§ Material:
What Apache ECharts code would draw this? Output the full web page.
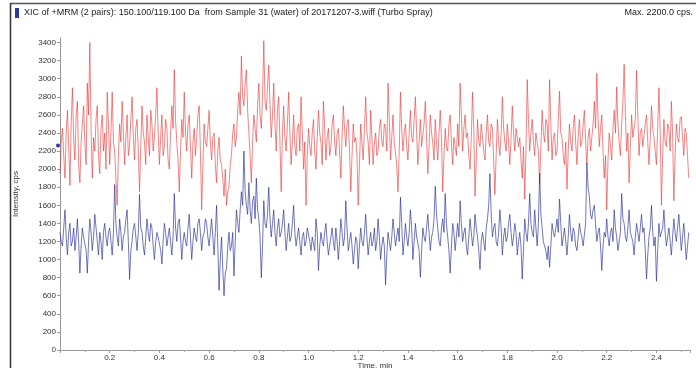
<!DOCTYPE html>
<html>
<head>
<meta charset="utf-8">
<script src="https://cdn.jsdelivr.net/npm/echarts@6/dist/echarts.min.js"></script>
<style>
  html, body { margin: 0; padding: 0; background: #fff; }
  #chart { width: 696px; height: 368px; }
</style>
</head>
<body>
<div id="chart"></div>
<script>
// XIC trace, one value every 0.005 min
const step = 0.005;

const redTrace = [
  1950,2300,2450,2150,1900,2400,2650,2250,1820,2500,2900,2350,2100,2600,2750,2050,1850,2300,2500,2700,
  2300,2050,2950,2600,3400,2450,1900,2350,2200,2550,2700,2150,1950,2450,2600,2200,2400,2000,2850,2500,
  2050,2400,2850,2300,2200,1900,1600,2150,2500,2300,2750,2400,2050,2350,2600,2150,2250,2550,2800,2350,
  2100,2450,2550,2200,1750,2250,2700,2400,2300,2050,2600,2350,2150,2650,2500,2200,2350,2600,2900,2400,
  2050,2350,2600,2150,2250,2550,2450,2100,2000,2400,2700,2450,3100,2550,2300,2100,1750,2200,2550,2350,
  2850,2400,2200,2500,2600,2250,1900,2300,2450,2150,2350,2600,2700,2200,1550,2050,2500,2300,2250,2450,
  2650,2300,2100,2350,2400,2050,1850,2200,2350,2100,2050,1900,1700,2000,1600,1750,1800,2050,2150,2400,
  2500,2250,2350,2650,2850,2600,3250,2800,2700,2950,3100,2650,2400,2150,1850,2300,2600,2450,2300,2700,
  2950,2600,2450,2800,3420,2750,2650,2900,3150,2700,2350,2600,2950,2500,2200,2650,2800,2300,1750,2400,
  2700,2350,2200,2500,2850,2400,2050,2300,2600,2250,2150,2450,2500,2200,2800,2400,2000,2300,1600,2150,
  2450,2250,2150,2400,2550,2200,2000,2350,2650,2400,2300,2050,2750,2450,2100,2350,2450,2150,2250,2500,
  2600,2300,2150,2400,2450,2200,1900,2350,2700,2450,2250,2500,2550,2200,1750,2150,2500,2300,2350,2150,
  1600,2050,2500,2300,2100,2450,2800,2400,2300,2050,2650,2350,2050,2300,2400,2150,2200,2450,2550,2300,
  2250,2500,2450,2200,2950,2550,2100,2350,2600,2300,2300,2050,1750,2200,2850,2450,2200,2400,2500,2250,
  2100,2400,2650,2350,2300,2550,2800,2400,2050,2300,2550,2250,2250,2500,2750,2350,1950,2250,2600,2400,
  2300,2100,2550,2300,2100,2400,2650,2350,1750,2150,2450,2250,2200,2500,2600,2300,2050,2350,2350,2150,
  2500,2250,2950,2600,2200,2450,2600,2350,2400,2150,2000,2350,2850,2450,1700,2100,2550,2300,2250,2500,
  2350,2200,2100,2400,2600,2300,2250,2500,2450,2100,1720,2150,2550,2300,2150,2400,2800,2450,2300,2200,
  2500,2300,2050,2350,2700,2400,2200,2450,2450,2250,2350,2100,1900,2250,1670,2200,2990,2550,2200,2400,
  2550,2300,2150,2400,2400,2200,1830,2250,2650,2400,2300,2550,2500,2200,2990,2500,2100,2350,2400,2150,
  2200,2550,2860,2400,2350,2150,2050,2300,1780,2200,2500,2300,2200,2450,2600,2300,2050,2350,2550,2250,
  2300,2500,2650,2300,2050,2350,2450,2200,2200,2500,2750,2450,3060,2550,2250,2450,2600,2200,1900,2150,
  1550,2100,2400,2250,2100,2450,2650,2400,2910,2500,2300,2150,2500,2750,3160,2600,2200,2400,1850,2250,
  2600,2350,2350,2550,3090,2600,2150,2400,2450,2250,2250,2500,2600,2300,2050,2350,2700,2450,2350,2200,
  2050,2450,2900,2450,1600,2150,2550,2300,2250,2500,2450,2200,2750,2400,1650,2150,2500,2350,2300,2550,
  2580,2350,2150,2450,2400,2150,1900
];

const blueTrace = [
  1300,1200,1150,1350,1550,1250,1050,1300,1400,1150,1200,1350,1100,1250,1450,1200,850,1150,1350,1250,
  1250,1100,850,1200,1450,1300,1100,1250,1500,1350,1200,1050,1300,1200,1000,1300,1400,1250,1150,1300,
  1350,1200,1050,1300,1830,1400,1250,1150,1450,1300,1100,1250,1300,1450,1550,1200,780,1100,1200,1350,
  1400,1250,1100,1300,1720,1350,1300,1150,1050,1250,1450,1300,1200,1400,1350,1150,1000,1200,1300,1250,
  1250,1100,950,1200,1400,1300,1150,1250,1350,1200,1050,1250,1730,1350,1200,1400,1450,1250,1000,1200,
  1300,1200,1150,1350,1500,1250,1000,1200,1350,1250,1200,1400,1450,1300,1100,1250,1300,1450,1400,1250,
  1150,1300,1450,1250,1050,1300,1600,1150,660,1000,1250,900,600,850,900,1150,1300,1100,1150,1300,
  820,1200,1550,1400,1300,1550,1750,1600,2200,1750,1600,1500,1850,1550,1400,1650,1700,1450,1900,1550,
  1450,1250,800,1150,1650,1400,1350,1500,1800,1450,1250,1400,1550,1300,1150,1350,1450,1250,1300,1400,
  1550,1300,1100,1250,1400,1200,1250,1400,1600,1300,1150,1250,1350,1200,1050,1250,1300,1150,1200,1350,
  1350,1200,1100,1250,1250,1100,1450,1300,880,1150,1300,1200,1150,1300,1400,1200,1050,1150,1250,1350,
  1200,1100,1350,1200,1000,1200,1450,1300,1150,1250,1650,1350,1100,1200,1300,1150,950,1100,1250,1200,
  900,1150,1350,1200,1150,1300,1500,1250,1050,1200,1300,1150,1200,1350,1100,1200,1450,1250,1000,1150,
  1250,1150,720,1050,1300,1200,1100,1250,1450,1300,1150,1250,1350,1200,1690,1400,1050,1200,1400,1250,
  1150,1300,1550,1350,1000,1200,1400,1250,1250,1100,805,1100,1350,1250,1200,1350,1500,1300,1100,1250,
  1300,1450,1810,1500,1350,1200,1150,1350,1450,1300,1730,1400,1250,1100,850,1150,1400,1300,1100,1250,
  1400,1250,1650,1400,1200,1300,1350,1150,1050,1250,1450,1300,1150,1250,1500,1350,1250,1100,890,1200,
  1300,1200,1100,1350,1450,1600,1950,1500,1250,1350,1400,1200,1150,1300,1550,1350,1050,1250,1350,1200,
  1250,1400,1500,1300,1150,1250,1400,1300,1050,1200,1300,1150,785,1100,1450,1300,1200,1400,1730,1400,
  1300,1250,1550,1350,1150,1400,1955,1500,1350,1200,1200,1100,1000,1150,915,1150,1400,1300,1250,1350,
  1450,1300,1670,1400,1150,1250,1350,1200,1050,1250,1500,1300,1200,1350,1300,1150,1100,1250,1400,1300,
  1250,1150,1150,1400,2065,1800,1700,1500,1450,1550,1600,1400,1200,1300,1350,1150,880,1150,1300,1250,
  1450,1250,1150,1300,1350,1200,1550,1350,1250,1100,1100,1300,1730,1450,1400,1250,1200,1350,1550,1300,
  1300,1200,1050,1250,1400,1300,1200,1350,1500,1300,1350,1100,785,1050,1250,1350,1600,1300,1150,1250,
  760,1100,1400,1250,1250,1350,1550,1300,1150,1250,1350,1200,1050,1250,1450,1300,1200,1350,1500,1300,
  1100,1250,1400,1200,1000,1150,1300
];

const titleText = 'XIC of +MRM (2 pairs): 150.100/119.100 Da  from Sample 31 (water) of 20171207-3.wiff (Turbo Spray)';
const maxText = 'Max. 2200.0 cps.';

function toPairs(values) {
  return values.map((v, i) => [+(i * step).toFixed(3), v]);
}

const font = '"Liberation Sans", Arial, sans-serif';
const chart = echarts.init(document.getElementById('chart'), null, { renderer: 'canvas' });

chart.setOption({
  animation: false,
  backgroundColor: '#fff',
  grid: { left: 60, right: 6, top: 38, bottom: 18, containLabel: false, outerBoundsMode: 'none' },
  graphic: [
    { type: 'line', shape: { x1: 10, y1: 3.5, x2: 696, y2: 3.5 }, style: { stroke: '#555', lineWidth: 1.5 } },
    { type: 'line', shape: { x1: 10.5, y1: 3, x2: 10.5, y2: 368 }, style: { stroke: '#333', lineWidth: 1.5 } },
    { type: 'rect', shape: { x: 15, y: 8, width: 4, height: 10 }, style: { fill: '#2b3a9a' } },
    { type: 'text', left: 24, top: 8, style: { text: titleText, font: '9px ' + font, fill: '#222' } },
    { type: 'text', right: 3, top: 8, style: { text: maxText, font: '9px ' + font, fill: '#222' } }
  ],
  xAxis: {
    type: 'value',
    min: 0,
    max: 2.535,
    interval: 0.2,
    name: 'Time, min',
    nameLocation: 'middle',
    nameGap: 12,
    nameMoveOverlap: false,
    nameTextStyle: { fontFamily: font, fontSize: 8, color: '#333' },
    axisLine: { lineStyle: { color: '#999' } },
    axisTick: { length: 3, lineStyle: { color: '#999' } },
    minorTick: { show: true, splitNumber: 2, length: 2, lineStyle: { color: '#aaa' } },
    splitLine: { show: false },
    axisLabel: {
      fontFamily: font, fontSize: 8, color: '#333', margin: 4,
      showMinLabel: false, showMaxLabel: false,
      formatter: v => v.toFixed(1)
    }
  },
  yAxis: {
    type: 'value',
    min: 0,
    max: 3450,
    interval: 200,
    name: 'Intensity, cps',
    nameLocation: 'middle',
    nameGap: 40,
    nameMoveOverlap: false,
    nameTextStyle: { fontFamily: font, fontSize: 8, color: '#333' },
    axisLine: { show: true, lineStyle: { color: '#999' } },
    axisTick: { show: true, length: 3, lineStyle: { color: '#999' } },
    splitLine: { show: false },
    axisLabel: {
      fontFamily: font, fontSize: 8, color: '#333', margin: 4,
      showMaxLabel: false,
      formatter: v => String(v)
    }
  },
  series: [
    {
      type: 'line',
      data: toPairs(redTrace),
      showSymbol: false,
      lineStyle: { color: 'rgba(235,50,50,0.6)', width: 1 },
      silent: true
    },
    {
      type: 'line',
      data: toPairs(blueTrace),
      showSymbol: false,
      lineStyle: { color: 'rgba(40,45,150,0.65)', width: 1 },
      silent: true,
      markPoint: {
        symbol: 'circle',
        symbolSize: 4,
        symbolOffset: [-2, 0],
        itemStyle: { color: '#2b3a9a' },
        label: { show: false },
        data: [{ coord: [0, 2260] }]
      }
    }
  ]
});
</script>
</body>
</html>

§ What is being asked:
Leave out any pictures, please, and quote only the lines from the top of the data through the line that contains "const step = 0.005;".

§ Expected answer:
What Apache ECharts code would draw this? Output the full web page.
<!DOCTYPE html>
<html>
<head>
<meta charset="utf-8">
<script src="https://cdn.jsdelivr.net/npm/echarts@6/dist/echarts.min.js"></script>
<style>
  html, body { margin: 0; padding: 0; background: #fff; }
  #chart { width: 696px; height: 368px; }
</style>
</head>
<body>
<div id="chart"></div>
<script>
// XIC trace, one value every 0.005 min
const step = 0.005;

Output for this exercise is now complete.